On com­mence, dans la grande, presse, à juger avec plus d’équité les révo­lu­tion­naires moscovites. Citons l’opin­ion de M. François, ex-cor­re­spon­dant du Matin, qui écrit dans l’Éclair :

« J’ai eu l’oc­ca­sion, à Pet­ro­grad, de voir de très près quelques com­mis­saires du peu­ple.
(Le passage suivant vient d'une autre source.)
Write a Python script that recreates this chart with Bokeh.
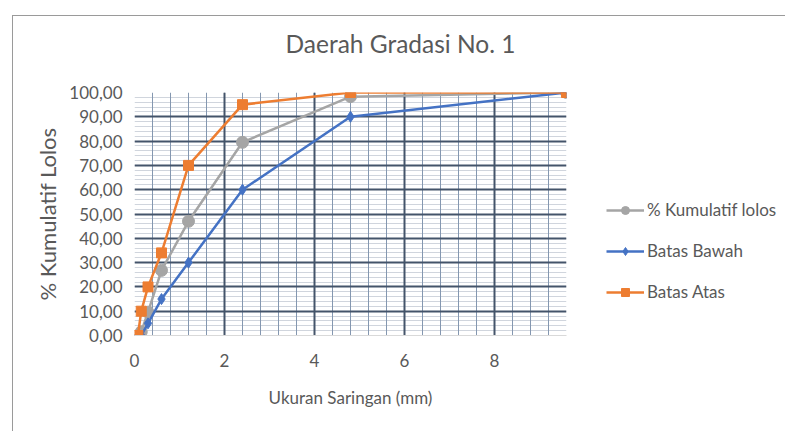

La plu­part me parurent des tra­vailleurs énergiques, désireux de bien faire, intel­li­gents et rem­plis de courtoisie. »

Cette opin­ion favor­able ne saurait nous faire oubli­er les insultes vipérines des jour­naux cap­i­tal­istes français à qui la haine aveu­gle du social­isme a fait com­met­tre les pires vilenies.

Mort d’un ploutocrate

Le mois dernier, Mar­seille a vu les funérailles de l’il­lus­tre Jules Charles-Roux, com­man­deur de la Légion d’hon­neur ; ancien débuté ; vices-prési­dent de la Com­pag­nie de Suez ; admin­is­tra­teur du P.L.M.; prési­dent de la Société Mar­seil­laise de Crédit indus­triel et com­mer­cial com­mer­cial et de dépôts ; prési­dent de l’U­nion Colo­niale Française ; prési­dent du Comité des Arma­teurs de France ; prési­dent de la Com­pag­nie Générale Transat­lan­tique ; prési­dent des Chantiers et Ate­liers de Saint-Nazaire ; admin­is­tra­teur du Comp­toir d’Escompte de Paris ; prési­dent, des Chantiers et Ate­liers de Provence ; prési­dent du Con­seil de Sur­veil­lance de la Com­pag­nie de Nav­i­ga­tion Fraissinet ; admin­is­tra­teur des Raf­finer­ies de Sucre de Saint-Louis ; admin­is­tra­teur de la Société Fran­co- Africaine ; prési­dent de la Land Bank of Egypt, etc.

Ce cap­i­tal­iste était un de ces poten­tats dont aucune révo­lu­tion n’a jusqu’i­ci ren­ver­sé la puissance.

L’af­faire Durand qui revient sur l’eau et qui est une des plus grandes canail­leries que le monde ait vues, en est une fla­grante démon­stra­tion. Les deux pôles : J. Ch. Roux―Durand la plouto­cratie finan­cière et l’esclavage du tra­vail, sym­bol­isent toute l’ig­no­minie sociale, guerre com­prise, et mon­trent que tout, tout est encore a faire.